8. “How do you prioritize when everything feels urgent?”
What I said:
“I use to-do lists.”
What I should’ve said:
“I ask three questions: 1) What’s the deadline? 2) What’s the impact if it’s late? 3) Who’s waiting on it? Then I stack rank. It’s triage, not a checklist.”
➡️ This one’s especially common for audit and consulting roles. Show you can think under pressure.
9. “Where do you see yourself in 5 years?”
What I said:
“I hope to be a senior associate or manager.”
What I should’ve said:
“I want to be seen as someone who delivers under pressure, owns relationships, and understands both the numbers and the story behind them. Whether that’s in public or private, I’m here to build a strong foundation now so I have options later.”
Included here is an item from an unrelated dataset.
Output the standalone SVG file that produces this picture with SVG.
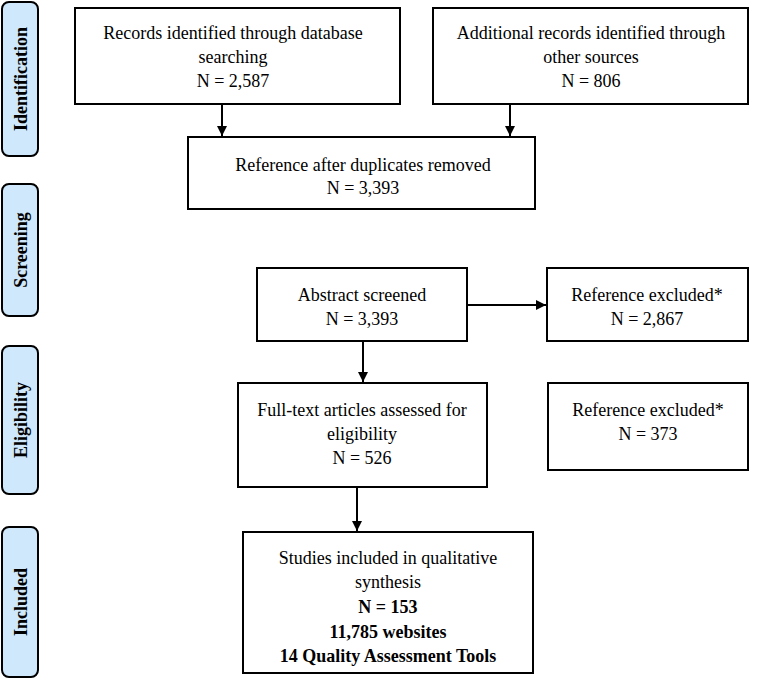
<svg xmlns="http://www.w3.org/2000/svg" width="768" height="680" viewBox="0 0 768 680">
<defs>
<marker id="ah" viewBox="0 0 10 10" refX="10" refY="5" markerWidth="10" markerHeight="10" markerUnits="userSpaceOnUse" orient="auto">
<path d="M0,0 L10,5 L0,10 z" fill="#000"/>
</marker>
</defs>
<style>
.box{fill:#fff;stroke:#000;stroke-width:2}
.phase{fill:#cfe8fb;stroke:#000;stroke-width:2}
.t{font-family:"Liberation Serif","Times New Roman",serif;font-size:18px;fill:#000;text-anchor:middle}
.b{font-weight:bold}
.pt{font-family:"Liberation Serif","Times New Roman",serif;font-size:18px;font-weight:bold;fill:#000;text-anchor:middle}
.c{stroke:#000;stroke-width:2;fill:none;marker-end:url(#ah)}
</style>
<rect width="768" height="680" fill="#fff"/>
<g id="phase-identification"><rect class="phase" x="2" y="2" width="36" height="154" rx="7"/><text class="pt" transform="translate(27,79) rotate(-90)">Identification</text></g>
<g id="phase-screening"><rect class="phase" x="2" y="184" width="36" height="132" rx="7"/><text class="pt" transform="translate(27,250) rotate(-90)">Screening</text></g>
<g id="phase-eligibility"><rect class="phase" x="2" y="346" width="36" height="148" rx="7"/><text class="pt" transform="translate(27,420) rotate(-90)">Eligibility</text></g>
<g id="phase-included"><rect class="phase" x="2" y="527" width="36" height="150" rx="7"/><text class="pt" transform="translate(27,602) rotate(-90)">Included</text></g>

<g id="n-db"><rect class="box" x="75" y="8" width="325" height="96"/>
<text class="t" x="233" y="39">Records identified through database</text>
<text class="t" x="233" y="63">searching</text>
<text class="t" x="233" y="87">N = 2,587</text></g>
<g id="n-other"><rect class="box" x="433" y="8" width="315" height="96"/>
<text class="t" x="591" y="39">Additional records identified through</text>
<text class="t" x="591" y="63">other sources</text>
<text class="t" x="591" y="87">N = 806</text></g>
<g id="n-dup"><rect class="box" x="188" y="137" width="347" height="72"/>
<text class="t" x="363" y="171">Reference after duplicates removed</text>
<text class="t" x="363" y="194">N = 3,393</text></g>
<g id="n-abstract"><rect class="box" x="257" y="268" width="210" height="73"/>
<text class="t" x="362" y="301">Abstract screened</text>
<text class="t" x="362" y="325">N = 3,393</text></g>
<g id="n-excl1"><rect class="box" x="547" y="268" width="201" height="73"/>
<text class="t" x="647" y="301">Reference excluded*</text>
<text class="t" x="647" y="325">N = 2,867</text></g>
<g id="n-fulltext"><rect class="box" x="238" y="383" width="249" height="104"/>
<text class="t" x="362" y="416">Full-text articles assessed for</text>
<text class="t" x="362" y="440">eligibility</text>
<text class="t" x="362" y="464">N = 526</text></g>
<g id="n-excl2"><rect class="box" x="548" y="383" width="200" height="87"/>
<text class="t" x="648" y="416">Reference excluded*</text>
<text class="t" x="648" y="440">N = 373</text></g>
<g id="n-included"><rect class="box" x="243" y="532" width="290" height="141"/>
<text class="t" x="388" y="564">Studies included in qualitative</text>
<text class="t" x="388" y="588">synthesis</text>
<text class="t b" x="388" y="613">N = 153</text>
<text class="t b" x="388" y="638">11,785 websites</text>
<text class="t b" x="388" y="662">14 Quality Assessment Tools</text></g>

<g id="connectors">
<line class="c" x1="222" y1="104" x2="222" y2="136"/>
<line class="c" x1="510" y1="104" x2="510" y2="136"/>
<line class="c" x1="467" y1="305" x2="546" y2="305"/>
<line class="c" x1="363" y1="341" x2="363" y2="382"/>
<line class="c" x1="357" y1="487" x2="357" y2="531"/>
</g>
</svg>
➡️ Don’t lock yourself into partner track if you’re not sure. Show ambition + self-awareness.
10. “Do you have any questions for us?”
What I said:
“What’s the culture like?”
What I should’ve said:
“How do high performers stand out here in year one?”
or
“What’s one thing new hires often underestimate about this job?”
➡️ This is a test. Good questions show you’re not just trying to get in — you’re trying to grow.
Final Thoughts
If you’re interviewing with Big 4, remember: the bar isn’t genius-level IQ — it’s composure, preparation, and realness.
Don’t script your answers to sound like a LinkedIn post. Think about what you’ve actually done, what you learned, and what kind of person they’d want to sit next to at 11:42 pm during busy season.